Ища содержание, мы ушли далеко от изучения стиха. Мы рассматриваем творчество не как художественную картину, а как надпись, ребус или загадочную картинку.
Этим и объясняется то, что об артикуляционной стороне поэзии и о «моторных» образах вообще мы почти не имеем работ, кроме ненаучной, хотя и основанной на самонаблюдении художника «Глоссолалии» Андрея Белого и ненапечатанного труда Ю. Тынянова.
Песня, заключающая в себе слова, не может быть разделенной на форму и содержание.
Слова в поэзии – не способ выразить мысль, они сами себя выражают и сами своей сущностью определяют ход произведения.
«В рифме звук воспреобладает над содержанием, – пишет А. Н. Веселовский по поводу народной песни, – он окрашивает параллель, звук вызывает отзвук, с ним настроение и слово, которое родит новый стих. Часто не поэт, а слово повинно в стихе». Другой исследователь, Рише, говорит: «Вместо того чтобы сказать: идея вызывает идею, – я сказал бы, что слово вызывает слово.
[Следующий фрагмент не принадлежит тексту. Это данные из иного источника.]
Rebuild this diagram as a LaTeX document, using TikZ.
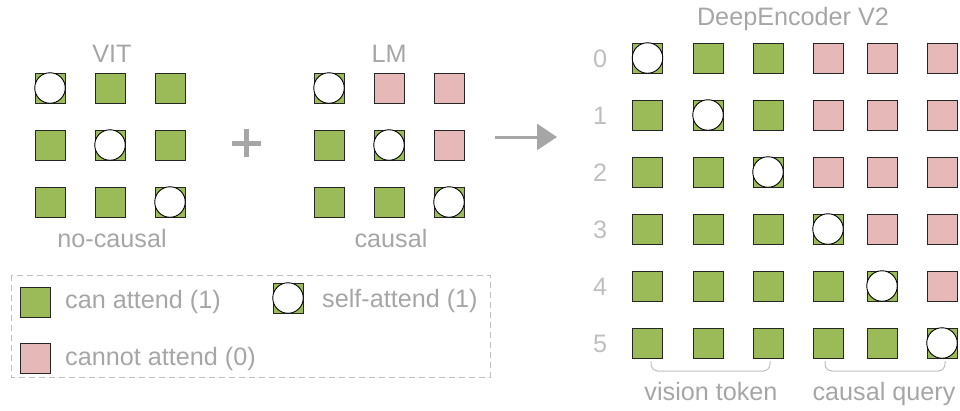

Если бы поэты были бы откровенны, они признались бы, что рифма не только не мешает их творчеству, но, напротив, – вызывала их стихотворения, являясь скорей опорой, чем помехой. Если бы мне позволено было так выразиться, я сказал бы, что ум работает каламбуром, а память есть искусство творить каламбуры, которые в заключение и приводят к искомой идее».